YouTube ski education platform | Founded around Jens Nyström | Known for: ski tutorials, carving drills, freestyle progression, Stomp It Camps, online coaching | Focus: helping skiers progress safely from piste technique to park and freeride skills
Stomp It Tutorials is one of the most recognizable ski education channels built around modern video coaching. Led on camera by Jens Nyström, a freestyle coach and fully certified BASI Level 4 ISTD ski instructor, the project teaches skiers how to move from basic parallel turns toward carving, bumps, freestyle tricks, switch skiing, side hits, jumps, rails, and freeride skills.
The channel’s strength is its clear progression system. Instead of presenting advanced skiing as something mysterious or talent-based, Stomp It breaks movements into visible steps: stance, edging, pressure control, balance, timing, speed management, spotting, pop, landing mechanics, and tactical line choice. That makes the content useful for adult learners, intermediate skiers, park-curious riders, and experienced skiers trying to clean up specific technical weaknesses.
Stomp It Tutorials is not a competition team or athlete profile. Its story is built around ski education at scale. The YouTube channel gives free access to short and long-form tutorials, while Stomp It Camps turns those progressions into real coaching weeks on snow. The camps focus on ski technique, freestyle, freeride, carving, and airbag training, giving skiers a structured way to test what they have watched online.
The project’s main training environments include high-alpine European venues such as Hintertux, Zermatt, and Bangerpark. Those locations suit the Stomp It method because they offer repeatable terrain: long groomers for carving drills, glacier parks for freestyle progression, airbag sessions for safer jump learning, and snow conditions that allow skiers to repeat movements until the skill becomes automatic.
Most Stomp It videos are built around cause and effect. A skier is shown making a mistake, the problem is isolated, and then a drill is introduced to correct it. The coaching often focuses on outside ski pressure, edge angle, rotational separation, shin engagement, upper-body discipline, turn shape, balance over the feet, and smoother transitions between turns.
That technical base also supports the freestyle content. Before a skier learns spins, grabs, jumps, or rails, Stomp It usually brings the lesson back to approach speed, flat skis on takeoff, stable pop, clear spotting, compact body position, and controlled landings. The result is a bridge between piste technique and freeski movement, which is why the channel appeals to both conventional skiers and riders interested in park progression.
In the freestyle side of Stomp It Tutorials, the learning path usually starts small. Flatland tricks, side hits, skiing switch, 180s, 360s, basic grabs, boxes, rails, and small jumps are treated as skills that can be built through repetition rather than guessed through trial and error. The channel often emphasizes that good freestyle skiing begins before the feature, with speed choice, body position, confidence, and commitment.
This is where Stomp It connects directly to freeski culture. Slopestyle, big air, and street skiing can look distant from everyday resort skiing, but the foundation is the same: balance, pressure, takeoff control, landing control, and the ability to read terrain. By teaching those basics clearly, the channel lowers the barrier for skiers who want to enter the park without copying tricks blindly.
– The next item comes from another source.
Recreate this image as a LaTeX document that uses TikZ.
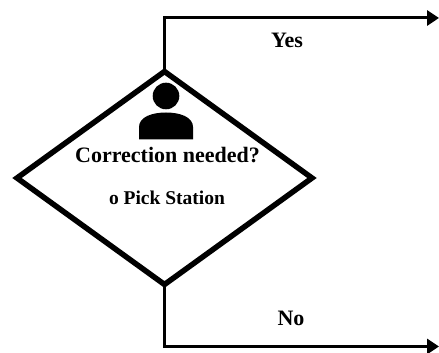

Stomp It is not only a park channel. A large part of its identity comes from all-mountain improvement: carving cleaner turns, managing steep slopes, skiing bumps with absorption, handling variable snow, and building confidence in freeride terrain. These lessons often use slow motion, side-by-side demonstrations, and simple drills that make technical differences easier to see.
The carving content is especially central. Stomp It regularly returns to outside ski pressure, early edge engagement, progressive edge angles, and upper-lower body separation. Those same skills help skiers in other situations, from holding a line on hardpack to staying centered before a jump. The channel’s wider message is that better technique gives skiers more options everywhere on the mountain.
The Stomp It filming style is practical rather than cinematic. Camera angles are chosen to show the movement clearly, slow motion is used when it explains a detail, and mistakes are often included so the viewer can understand the learning process. That honesty is part of the channel’s appeal. It makes progression feel achievable, not polished beyond recognition.
Nyström’s coaching voice is direct, energetic, and built around repeatable cues. The best videos feel like a lesson on the slope: here is the problem, here is the movement, here is the drill, and here is what should change when it works. That structure has helped the channel become a reference point for skiers who want instruction that is detailed but still easy to apply on the next run.
Stomp It Tutorials matters because it turns ski progression into a visible pathway. A skier can arrive for carving advice, then discover switch skiing, small jumps, park safety, freeride technique, or airbag training. The content does not ask viewers to become professional athletes. It gives them tools to ski with more control, confidence, and creativity.
For skipowd.tv, Stomp It fits as an education-focused ski media profile rather than a rider biography. Its value comes from helping skiers understand the movements behind the clips they watch: how to pressure a ski, how to pop cleanly, how to spot a spin, how to land balanced, and how to approach freestyle progression without skipping the basics.